Task brief: Below is some material; set it all down exactly, apart from the pictures.

Data excerpt:
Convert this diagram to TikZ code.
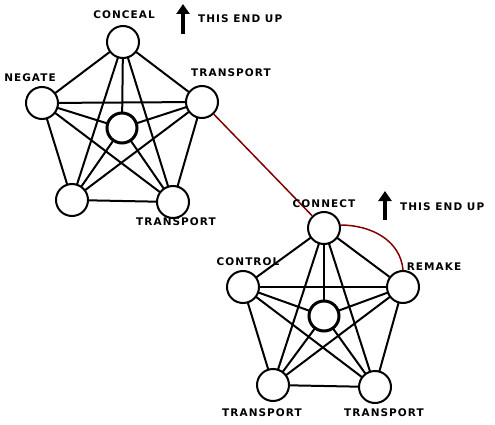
\documentclass[tikz,border=0pt]{standalone}
\usepackage{fontspec}
\newfontfamily\lblfont[LetterSpace=10]{DejaVu Sans Bold}
\usetikzlibrary{arrows.meta}
\tikzset{
  vert/.style={circle, draw=black, line width=2pt, fill=white, minimum size=32pt, inner sep=0pt},
  hub/.style={circle, draw=black, line width=3pt, fill=white, minimum size=30pt, inner sep=0pt},
  edge/.style={line width=2pt, black},
  lbl/.style={font=\lblfont\fontsize{10.5}{12}\selectfont, inner sep=0pt},
  link/.style={line width=1.5pt, draw={rgb,255:red,128;green,0;blue,0}},
  uparrow/.style={line width=4pt, -{Triangle[width=13pt,length=10pt]}},
}
\begin{document}
\begin{tikzpicture}[x=1pt,y=-1pt]
\useasboundingbox (0,0) rectangle (495,425);
% top pentagon
\coordinate (A0) at (122,128);
\coordinate (A1) at (123,42);
\coordinate (A2) at (202,102);
\coordinate (A3) at (173,202);
\coordinate (A4) at (72,200);
\coordinate (A5) at (42,103);
% bottom pentagon
\coordinate (B0) at (324,316);
\coordinate (B1) at (324,228);
\coordinate (B2) at (403,287);
\coordinate (B3) at (375,387);
\coordinate (B4) at (273,385);
\coordinate (B5) at (243,287);
% edges (complete graph K6)
\foreach \p in {A,B}{
  \foreach \i/\j in {0/1,0/2,0/3,0/4,0/5,1/2,1/3,1/4,1/5,2/3,2/4,2/5,3/4,3/5,4/5}{
    \draw[edge] (\p\i) -- (\p\j);
  }
}
% nodes
\node[hub]  (a0) at (A0) {};
\node[vert] (a1) at (A1) {};
\node[vert] (a2) at (A2) {};
\node[vert] (a3) at (A3) {};
\node[vert] (a4) at (A4) {};
\node[vert] (a5) at (A5) {};
\node[hub]  (b0) at (B0) {};
\node[vert] (b1) at (B1) {};
\node[vert] (b2) at (B2) {};
\node[vert] (b3) at (B3) {};
\node[vert] (b4) at (B4) {};
\node[vert] (b5) at (B5) {};
% red links
\draw[link] (a2) -- (b1);
\draw[link] (b1.10) to[out=0,in=95] (b2.north);
% labels
\node[lbl] (la1) at (124,15) {CONCEAL};
\node[lbl] (la2) at (231,73) {TRANSPORT};
\node[lbl] (la3) at (176,222) {TRANSPORT};
\node[lbl] (la5) at (30,78) {NEGATE};
\node[lbl] (lb1) at (324,204) {CONNECT};
\node[lbl] (lb2) at (434,267) {REMAKE};
\node[lbl] (lb3) at (384,413) {TRANSPORT};
\node[lbl] (lb4) at (262,413) {TRANSPORT};
\node[lbl] (lb5) at (248,262) {CONTROL};
% this end up
\coordinate (ua1) at (183,34);
\coordinate (ua2) at (183,4);
\draw[uparrow] (ua1) -- (ua2);
\node[lbl, anchor=west] (ut1) at (198,19) {THIS END UP};
\coordinate (ub1) at (385,220);
\coordinate (ub2) at (385,191);
\draw[uparrow] (ub1) -- (ub2);
\node[lbl, anchor=west] (ut2) at (400,207) {THIS END UP};
\end{tikzpicture}
\end{document}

Result:
Convert this diagram to TikZ code.
\documentclass[tikz,border=0pt]{standalone}
\usepackage{fontspec}
\newfontfamily\lblfont[LetterSpace=10]{DejaVu Sans Bold}
\usetikzlibrary{arrows.meta}
\tikzset{
  vert/.style={circle, draw=black, line width=2pt, fill=white, minimum size=32pt, inner sep=0pt},
  hub/.style={circle, draw=black, line width=3pt, fill=white, minimum size=30pt, inner sep=0pt},
  edge/.style={line width=2pt, black},
  lbl/.style={font=\lblfont\fontsize{10.5}{12}\selectfont, inner sep=0pt},
  link/.style={line width=1.5pt, draw={rgb,255:red,128;green,0;blue,0}},
  uparrow/.style={line width=4pt, -{Triangle[width=13pt,length=10pt]}},
}
\begin{document}
\begin{tikzpicture}[x=1pt,y=-1pt]
\useasboundingbox (0,0) rectangle (495,425);
% top pentagon
\coordinate (A0) at (122,128);
\coordinate (A1) at (123,42);
\coordinate (A2) at (202,102);
\coordinate (A3) at (173,202);
\coordinate (A4) at (72,200);
\coordinate (A5) at (42,103);
% bottom pentagon
\coordinate (B0) at (324,316);
\coordinate (B1) at (324,228);
\coordinate (B2) at (403,287);
\coordinate (B3) at (375,387);
\coordinate (B4) at (273,385);
\coordinate (B5) at (243,287);
% edges (complete graph K6)
\foreach \p in {A,B}{
  \foreach \i/\j in {0/1,0/2,0/3,0/4,0/5,1/2,1/3,1/4,1/5,2/3,2/4,2/5,3/4,3/5,4/5}{
    \draw[edge] (\p\i) -- (\p\j);
  }
}
% nodes
\node[hub]  (a0) at (A0) {};
\node[vert] (a1) at (A1) {};
\node[vert] (a2) at (A2) {};
\node[vert] (a3) at (A3) {};
\node[vert] (a4) at (A4) {};
\node[vert] (a5) at (A5) {};
\node[hub]  (b0) at (B0) {};
\node[vert] (b1) at (B1) {};
\node[vert] (b2) at (B2) {};
\node[vert] (b3) at (B3) {};
\node[vert] (b4) at (B4) {};
\node[vert] (b5) at (B5) {};
% red links
\draw[link] (a2) -- (b1);
\draw[link] (b1.10) to[out=0,in=95] (b2.north);
% labels
\node[lbl] (la1) at (124,15) {CONCEAL};
\node[lbl] (la2) at (231,73) {TRANSPORT};
\node[lbl] (la3) at (176,222) {TRANSPORT};
\node[lbl] (la5) at (30,78) {NEGATE};
\node[lbl] (lb1) at (324,204) {CONNECT};
\node[lbl] (lb2) at (434,267) {REMAKE};
\node[lbl] (lb3) at (384,413) {TRANSPORT};
\node[lbl] (lb4) at (262,413) {TRANSPORT};
\node[lbl] (lb5) at (248,262) {CONTROL};
% this end up
\coordinate (ua1) at (183,34);
\coordinate (ua2) at (183,4);
\draw[uparrow] (ua1) -- (ua2);
\node[lbl, anchor=west] (ut1) at (198,19) {THIS END UP};
\coordinate (ub1) at (385,220);
\coordinate (ub2) at (385,191);
\draw[uparrow] (ub1) -- (ub2);
\node[lbl, anchor=west] (ut2) at (400,207) {THIS END UP};
\end{tikzpicture}
\end{document}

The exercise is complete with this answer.